Japan's ruling Liberal Democratic Party proposed reducing the consumption tax on food to 1% [1] during a cross-party council meeting on Friday.
The proposal represents a significant attempt to alleviate the cost-of-living crisis for Japanese households. However, the lack of a detailed funding plan has sparked a confrontation between the ruling party and opposition members, threatening the timeline for a formal agreement.
Onontera, the LDP tax commission chairman, said that the government aims to avoid relying on deficit-financing bonds to fund the tax cut [1] to ensure market confidence. The proposed reduction would remain in place for two years [1].

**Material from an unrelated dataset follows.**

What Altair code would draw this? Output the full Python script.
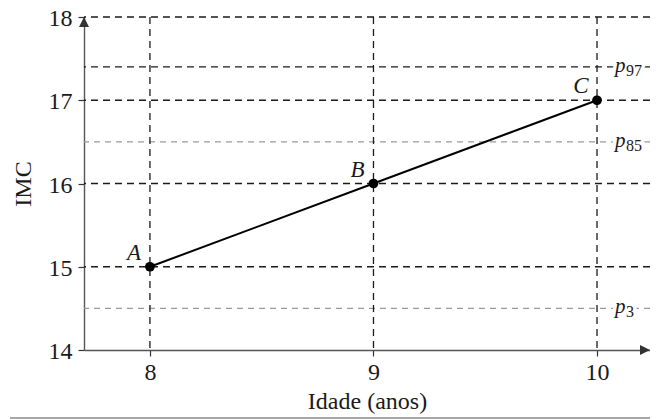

Opposition members, including Furukawa, the tax commission chairman for the Democratic Party for the People, said the proposal lacks specificity [1]. Some opposition figures have pushed for a total elimination of the food consumption tax rather than a reduction to 1% [3].
Despite the friction, the council had aimed to finalize a summary of the plan by June 30 [1]. The current level of disagreement suggests that reaching a consensus by the end of the month is unlikely.
Onontera said there are still points where the discussion needs to be further refined. He said that while they are aiming for the end of June, the outcome will depend on discussions held from next week onward [1].
This friction occurs as the government attempts to balance immediate relief for consumers with long-term fiscal sustainability. By explicitly ruling out deficit bonds, the LDP is attempting to signal fiscal discipline to international investors, a move that complicates the search for immediate revenue to offset the lost tax income [2].
“"Market confidence must not be undermined, so we will not rely on 'deficit-financing bonds,'" said Onontera.”
The deadlock highlights the fundamental tension in Japanese politics between populist tax relief and fiscal conservatism. By refusing to use deficit bonds, the LDP is limiting its own flexibility, making it nearly impossible to satisfy opposition demands for deeper cuts without identifying a new, politically unpopular revenue source. This stalemate suggests that any final agreement may be watered down or delayed, potentially delaying economic relief for consumers.